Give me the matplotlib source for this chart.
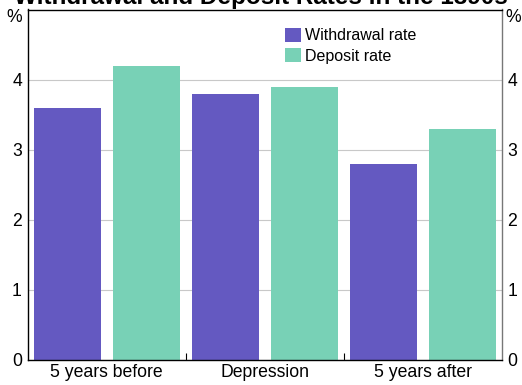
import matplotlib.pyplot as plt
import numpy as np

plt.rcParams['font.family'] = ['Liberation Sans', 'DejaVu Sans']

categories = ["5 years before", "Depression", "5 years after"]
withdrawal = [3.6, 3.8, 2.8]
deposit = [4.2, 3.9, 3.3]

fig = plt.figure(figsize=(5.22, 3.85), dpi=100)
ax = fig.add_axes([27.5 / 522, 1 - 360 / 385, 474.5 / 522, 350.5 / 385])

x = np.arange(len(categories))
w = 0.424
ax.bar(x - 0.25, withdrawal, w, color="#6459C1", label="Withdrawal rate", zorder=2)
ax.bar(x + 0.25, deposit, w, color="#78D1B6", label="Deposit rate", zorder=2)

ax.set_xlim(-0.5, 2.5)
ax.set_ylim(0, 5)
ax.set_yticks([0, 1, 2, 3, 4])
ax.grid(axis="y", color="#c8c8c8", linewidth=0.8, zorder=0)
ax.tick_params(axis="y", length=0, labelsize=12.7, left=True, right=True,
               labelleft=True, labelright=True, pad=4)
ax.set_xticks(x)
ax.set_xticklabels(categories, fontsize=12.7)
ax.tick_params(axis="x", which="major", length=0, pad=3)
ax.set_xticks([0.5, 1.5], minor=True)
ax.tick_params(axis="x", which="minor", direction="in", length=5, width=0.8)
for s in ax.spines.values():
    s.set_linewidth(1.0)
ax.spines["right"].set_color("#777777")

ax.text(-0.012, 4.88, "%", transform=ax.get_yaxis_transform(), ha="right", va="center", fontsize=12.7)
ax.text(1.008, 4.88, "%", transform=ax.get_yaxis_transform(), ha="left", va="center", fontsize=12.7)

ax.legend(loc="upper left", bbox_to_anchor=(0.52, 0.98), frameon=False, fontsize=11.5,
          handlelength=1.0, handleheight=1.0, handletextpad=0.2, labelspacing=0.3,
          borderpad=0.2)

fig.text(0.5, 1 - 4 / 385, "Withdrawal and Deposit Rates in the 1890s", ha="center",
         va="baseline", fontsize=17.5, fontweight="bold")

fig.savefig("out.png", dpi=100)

▸ **Task**
Every line above should be returned exactly; the pictures stay out.

▸ **Reply to the task**
Give me the matplotlib source for this chart.
import matplotlib.pyplot as plt
import numpy as np

plt.rcParams['font.family'] = ['Liberation Sans', 'DejaVu Sans']

categories = ["5 years before", "Depression", "5 years after"]
withdrawal = [3.6, 3.8, 2.8]
deposit = [4.2, 3.9, 3.3]

fig = plt.figure(figsize=(5.22, 3.85), dpi=100)
ax = fig.add_axes([27.5 / 522, 1 - 360 / 385, 474.5 / 522, 350.5 / 385])

x = np.arange(len(categories))
w = 0.424
ax.bar(x - 0.25, withdrawal, w, color="#6459C1", label="Withdrawal rate", zorder=2)
ax.bar(x + 0.25, deposit, w, color="#78D1B6", label="Deposit rate", zorder=2)

ax.set_xlim(-0.5, 2.5)
ax.set_ylim(0, 5)
ax.set_yticks([0, 1, 2, 3, 4])
ax.grid(axis="y", color="#c8c8c8", linewidth=0.8, zorder=0)
ax.tick_params(axis="y", length=0, labelsize=12.7, left=True, right=True,
               labelleft=True, labelright=True, pad=4)
ax.set_xticks(x)
ax.set_xticklabels(categories, fontsize=12.7)
ax.tick_params(axis="x", which="major", length=0, pad=3)
ax.set_xticks([0.5, 1.5], minor=True)
ax.tick_params(axis="x", which="minor", direction="in", length=5, width=0.8)
for s in ax.spines.values():
    s.set_linewidth(1.0)
ax.spines["right"].set_color("#777777")

ax.text(-0.012, 4.88, "%", transform=ax.get_yaxis_transform(), ha="right", va="center", fontsize=12.7)
ax.text(1.008, 4.88, "%", transform=ax.get_yaxis_transform(), ha="left", va="center", fontsize=12.7)

ax.legend(loc="upper left", bbox_to_anchor=(0.52, 0.98), frameon=False, fontsize=11.5,
          handlelength=1.0, handleheight=1.0, handletextpad=0.2, labelspacing=0.3,
          borderpad=0.2)

fig.text(0.5, 1 - 4 / 385, "Withdrawal and Deposit Rates in the 1890s", ha="center",
         va="baseline", fontsize=17.5, fontweight="bold")

fig.savefig("out.png", dpi=100)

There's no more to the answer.